La crise qui agite actuellement le Musée des beaux-arts de Montréal m’évoque un épisode professionnel traumatique que j’ai vécu en 2011 au sein de Quartier Éphémère, organisme artistique à but non lucratif, reconnu de bienfaisance, que j’ai cofondé en 1993 et que je dirige depuis 25 ans, notamment avec la création de la Fonderie Darling.

Cet organisme s’est construit grâce à l’implication d’une équipe créative et engagée sur le terrain, et est soutenu par un conseil d’administration. Cette double structure, qui marche de concert sur une base régulière, est un prérequis au fonctionnement harmonieux de tout organisme à but non lucratif public de droit québécois, l’un fonctionnant au jour le jour, l’autre validant la qualité de la programmation et de la gestion qu’il confie à la direction générale.

Cependant, les membres actifs constituent une troisième entité qui, en assemblée générale, ont le pouvoir souverain de coopter les administrateurs qui leur sont proposés.
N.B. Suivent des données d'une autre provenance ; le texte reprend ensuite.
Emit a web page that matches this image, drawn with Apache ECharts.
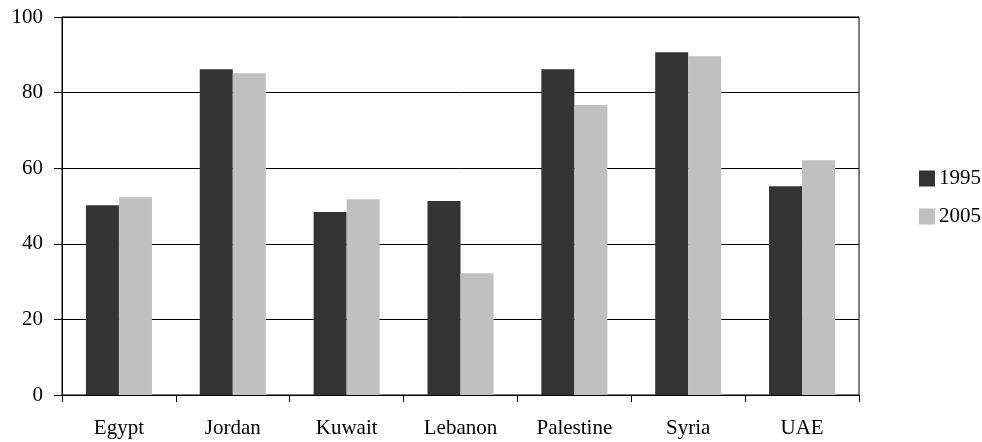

Entité décisionnelle ultime, ils en sont les véritables protecteurs et sont les garants de la démocratie au sein de toute association recevant des fonds publics.

J’ai fait l’expérience de cet ultime pouvoir des membres en 2011 lorsque, nouvellement élue, la présidente du conseil d’administration de Quartier Éphémère a cherché à m’expulser de l’organisme. À la recherche de fonds privés, le conseil d’administration et moi-même avons mal évalué la personnalité et le manque d’expérience d’une personne que nous avions pressentie. Prétextant qu’elle voulait s’assurer de sa « zone de confort » pour engager des fonds dans l’organisme, elle a pris le pouvoir sur le conseil en faisant nommer des administrateurs parmi ses proches et en manipulant d’autres membres, notamment un artiste à qui elle a fait miroiter le parrainage de son atelier. S’immisçant dans le fonctionnement et la gestion au quotidien, elle a même réorganisé mon bureau et renommé certaines filières, confondant les rôles impartis entre la présidence et la direction, entre le conseil et les opérations.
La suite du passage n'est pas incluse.